A review, commissioned by the government and led by the Investment Association, found that investment firms were reluctant to heed growing evidence that existing “capital at risk” warnings are widely misunderstood and deter people from investing for the long term.
The report recommends that the regulator make it clearer that firms can present a balance of the risks and rewards of an investment, paving the way for them to scale back repetitive warnings where they are not deemed necessary.
Britain has the lowest rate of consumer stock market investment among the G7 group of developed nations, the report found, adding “well-intentioned” policy had led to widespread risk aversion.
“This is a concrete example of where a culture of too much risk aversion is harming household finances, and it must change,” Britain’s financial services minister Lucy Rigby said in a foreword to the report.

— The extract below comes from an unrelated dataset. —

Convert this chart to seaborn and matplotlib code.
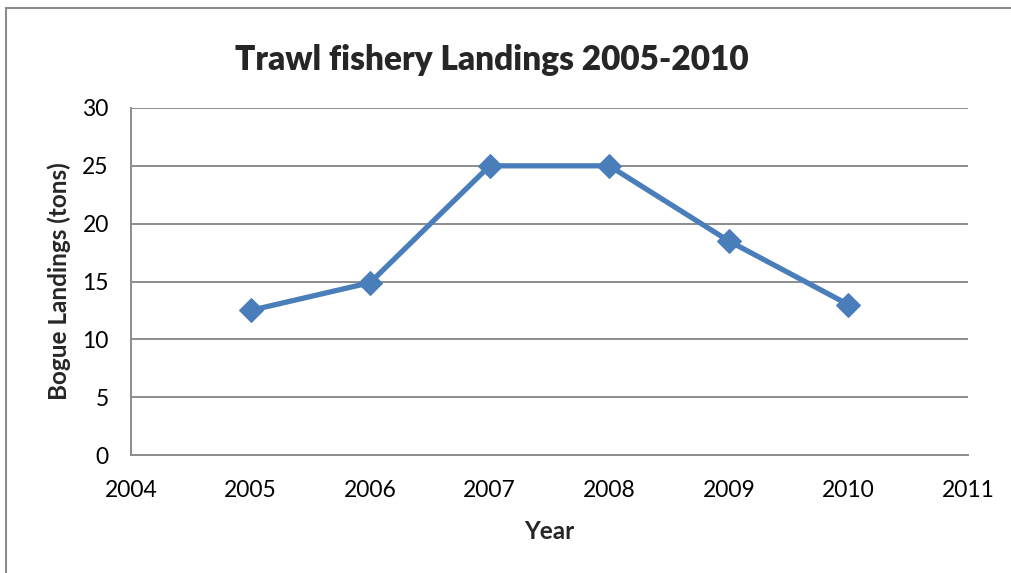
import matplotlib
matplotlib.use("Agg")
import matplotlib.pyplot as plt
from matplotlib.lines import Line2D
import seaborn as sns
import pandas as pd

years = [2005, 2006, 2007, 2008, 2009, 2010]
landings = [12.5, 14.9, 25.0, 25.0, 18.5, 13.0]
x_ticks = [2004, 2005, 2006, 2007, 2008, 2009, 2010, 2011]
y_ticks = [0, 5, 10, 15, 20, 25, 30]

sns.set_style("white")
plt.rcParams["font.family"] = ["Lato", "DejaVu Sans"]

df = pd.DataFrame({"Year": years, "Landings": landings})

fig = plt.figure(figsize=(10.12, 5.73), dpi=100)
ax = fig.add_axes([131 / 1012, 1 - 455 / 573, (968 - 131) / 1012, (455 - 108) / 573])

sns.lineplot(data=df, x="Year", y="Landings", ax=ax, color="#4A7EBB",
             linewidth=3.8, marker="D", markersize=12, markeredgecolor="#4A7EBB",
             zorder=3)

ax.set_xlim(2004, 2011)
ax.set_ylim(0, 30)
ax.set_xticks(x_ticks)
ax.set_xticklabels([str(t) for t in x_ticks])
ax.set_yticks(y_ticks)
ax.yaxis.grid(True, color="#8C8C8C", linewidth=1.4)
ax.xaxis.grid(False)

for side in ("top", "right"):
    ax.spines[side].set_visible(False)
for side in ("left", "bottom"):
    ax.spines[side].set_color("#8C8C8C")
    ax.spines[side].set_linewidth(1.4)

ax.tick_params(axis="both", labelsize=16.5, colors="#8C8C8C", labelcolor="black",
               length=0)
ax.tick_params(axis="y", pad=16)
ax.tick_params(axis="x", pad=18)

ax.set_xlabel("Year", fontsize=17.5, fontweight="bold", labelpad=14)
ax.set_ylabel("Bogue Landings (tons)", fontsize=17.5, fontweight="bold", labelpad=8)

fig.text(492 / 1012, 1 - 60 / 573, "Trawl fishery Landings 2005-2010",
         ha="center", va="center", fontsize=24, fontweight="heavy")

# chart frame on the left and top edges
fig.add_artist(Line2D([6 / 1012, 6 / 1012], [0, 1 - 8 / 573], transform=fig.transFigure,
                      color="#8C8C8C", linewidth=1.5))
fig.add_artist(Line2D([6 / 1012, 1], [1 - 8 / 573, 1 - 8 / 573], transform=fig.transFigure,
                      color="#8C8C8C", linewidth=1.5))

fig.savefig("out.png", dpi=100, facecolor="white")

The ruling Labour Party wants savers to put more of their cash into equity markets as part of its core promise to boost the UK’s lacklustre economic growth rate, with a reduction in regulation seen as one way to encourage them.
The Financial Conduct Authority, which oversees financial promotions, is already overhauling the framework for retail investments as part of efforts to boost economic growth.
In December, it clarified that it does not prescribe “capital at risk” wording. The watchdog has also previously said it would review its rules for investment promotions, to give firms more confidence to discuss the risks of mainstream investments proportionately.
FCA Deputy Chief Executive Sarah Pritchard said the regulator welcomed the review’s push for clearer communication about risk and reward.
A stronger UK investment culture relied on consumer confidence built on clear and balanced information about rewards and risks, she added.